Pedagogy and influence

Minister for school standards Nick Gibb sees things differently, as you might expect. 

“Oak is developing a series of video lessons, to help schools that need additional support to provide consistent, high-quality remote education in the next academic year in the event of a local lockdown or pupils needing to self-isolate,” he says. 

“Oak’s plans are a welcome addition to the many offers of support being made available across the schools sector to ensure all children will have access to a broad and balanced curriculum from September.”

It should be made clear that schools won’t be forced to use Oak’s curriculum map or lessons and can simply decide which elements are useful for them (Thomas says Oak is offering “the building blocks of a curriculum”). Or schools can ignore it completely. 

However, critics counter that the prospect of likely continued disruption and mass pupil (or teacher) absences in the coming year presents a big opportunity for Oak’s approach to be spread across schools - especially if schools perceive it as a government-approved curriculum, as they look ahead to inspections.

“One of the concerns is that what Oak National Academy are churning out becomes to some extent a kind of template for what’s expected when people are contemplating the new Ofsted framework,” Leat argues.

The school view

Whether schools will really see it that way is hard to know, but Keziah Featherstone, headteacher of Q3 Academy Tipton and a member of the Headteachers’ Roundtable, does present some more practical concerns, away from the more ideological criticisms Leat and others have cited.

“If you’re going to generate 10,000 lessons, they are going to be very homogenous,” says Featherstone.

She questions whether a “one-size-fits all” approach to curriculum can meet the needs of schools with specific social contexts, highlighting her own school’s position in a Black Country region with an ethnically diverse population.

And online learning cannot be the whole solution for schools such as Q3, she says, where “the vast majority of my children do not have their own device and they do not have reliable internet”.

Her school has used mailouts of exercise books and paper-based resources during lockdown, complemented by online work for those children who have better internet access.

She says that there is “a lot of good” in the Oak project, but that it “may be lost because there may be the perception in some quarters that this will be pushing quite an old-fashioned, traditional approach to the curriculum”.

Response to criticism

How are all the criticisms viewed by those involved in Oak?

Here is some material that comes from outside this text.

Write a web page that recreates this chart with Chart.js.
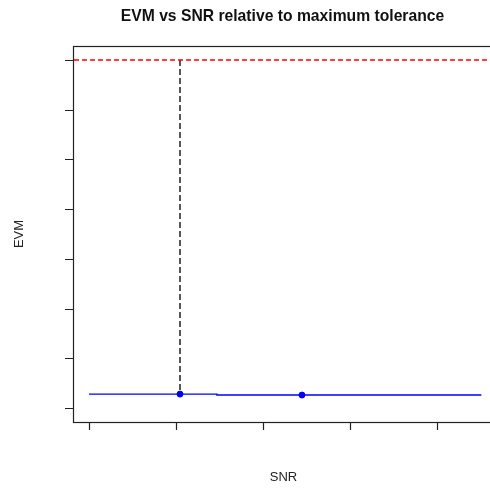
<!DOCTYPE html>
<html lang="en">
<head>
  <meta charset="UTF-8">
  <title>EVM vs SNR</title>
  <script src="https://cdn.jsdelivr.net/npm/chart.js"></script>
  <style>
    body {
      margin: 0;
      overflow: hidden;
      background: white;
    }
    canvas {
      display: block;
    }
  </style>
</head>
<body>
  <canvas id="grafico" width="500" height="489"></canvas>

  <script>
    // axis ticks (the original has no tick labels, only marks)
    const xTicks = [0, 1, 2, 3, 4];
    const yTicks = [0, 1, 2, 3, 4, 5, 6, 7];

    // EVM curve
    const evmX = [0, 1.47, 1.47, 4.51];
    const evmY = [0.28, 0.28, 0.26, 0.26];

    // measured points
    const pointX = [1.046, 2.448];
    const pointY = [0.28, 0.26];

    // maximum tolerance and the SNR where it is reached
    const tolerance = 7;
    const snrAtTolerance = 1.046;

    const ctx = document.getElementById("grafico").getContext("2d");

    const desenhoEixos = {
      id: "desenhoEixos",
      afterDraw(chart) {
        const c = chart.ctx;
        const a = chart.chartArea;
        const sx = chart.scales.x;
        const sy = chart.scales.y;
        c.save();
        c.strokeStyle = "#222";
        c.lineWidth = 1.2;
        // box
        c.strokeRect(Math.round(a.left) + 0.5, Math.round(a.top) + 0.5,
          Math.round(a.right - a.left), Math.round(a.bottom - a.top));
        // x tick marks
        c.beginPath();
        xTicks.forEach(t => {
          const px = Math.round(sx.getPixelForValue(t)) + 0.5;
          c.moveTo(px, a.bottom);
          c.lineTo(px, a.bottom + 8);
        });
        // y tick marks
        yTicks.forEach(t => {
          const py = Math.round(sy.getPixelForValue(t)) + 0.5;
          c.moveTo(a.left - 8, py);
          c.lineTo(a.left, py);
        });
        c.stroke();

        // title and axis titles
        c.fillStyle = "#111";
        c.textAlign = "center";
        c.textBaseline = "middle";
        const cx = (a.left + a.right) / 2;
        c.font = "bold 15.7px 'Liberation Sans', Arial, sans-serif";
        c.fillText("EVM vs SNR relative to maximum tolerance", cx, 17);
        c.fillStyle = "#222";
        c.font = "13px 'Liberation Sans', Arial, sans-serif";
        c.fillText("SNR", cx + 1, 477);
        c.translate(19, (a.top + a.bottom) / 2);
        c.rotate(-Math.PI / 2);
        c.fillText("EVM", 0, 0);
        c.restore();
      }
    };

    new Chart(ctx, {
      type: "scatter",
      data: {
        datasets: [
          {
            label: "tolerance",
            type: "line",
            data: [{ x: -1, y: tolerance }, { x: 6, y: tolerance }],
            borderColor: "#ff0000",
            borderWidth: 1.4,
            borderDash: [5, 3],
            pointRadius: 0
          },
          {
            label: "snr",
            type: "line",
            data: [{ x: snrAtTolerance, y: tolerance }, { x: snrAtTolerance, y: pointY[0] }],
            borderColor: "#111",
            borderWidth: 1.4,
            borderDash: [6, 3],
            pointRadius: 0
          },
          {
            label: "EVM",
            type: "line",
            data: evmX.map((x, i) => ({ x: x, y: evmY[i] })),
            borderColor: "#0000ff",
            borderWidth: 1.4,
            pointRadius: 0
          },
          {
            label: "pontos",
            data: pointX.map((x, i) => ({ x: x, y: pointY[i] })),
            backgroundColor: "#0000ff",
            borderColor: "#0000ff",
            pointRadius: 3
          }
        ]
      },
      options: {
        responsive: false,
        animation: false,
        layout: {
          padding: { left: 73, top: 46, right: 8, bottom: 67 }
        },
        plugins: {
          legend: { display: false },
          tooltip: { enabled: false }
        },
        scales: {
          x: {
            type: "linear",
            display: false,
            min: (73 - 89) / 87,
            max: (492 - 89) / 87
          },
          y: {
            type: "linear",
            display: false,
            min: (408 - 422) / 49.714,
            max: (408 - 46) / 49.714
          }
        }
      },
      plugins: [desenhoEixos]
    });
  </script>
</body>
</html>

Some of the wilder conspiracy theories have been met with distress and there is a certain (perhaps naïve) surprise at the level of interrogation they have faced.

Thomas counters that Oak’s choice of pedagogy is “massively constrained by the fact we are teaching through video”. Factors such as not having the ability to use group work do “lead you towards a more traditional style of teaching”, he argues.

He acknowledges that Oak teachers are drawn heavily from multi-academy trusts, but suggests this is because such institutions are the ones best placed to allow teachers time off to create lessons.

On subject expertise, Thomas says that Oak “worked with the department to get lists of people to invite, and they made a bunch of recommendations to us about who they thought would help create a representative group.”

Oak’s spokesman says individual subject associations “have played a key role in advising on our curriculum. To build on this great work, we are now in contact with the Council for Subject Associations chair”. 

For Thomas, Oak is straightforward in its aims: “We are just a group of teachers who have given up some of our working time and a lot of our spare time to try and help our colleagues because we know how important it is to have a functioning fallback.”

Whether Oak is seen an ideologically-driven attempt to reshape schools’ approach to the curriculum, or as contingency planning, school leaders and teachers with an interest in education policy should probably - as Miss Howell would advise - ready themselves for some learning and pay attention to its progress.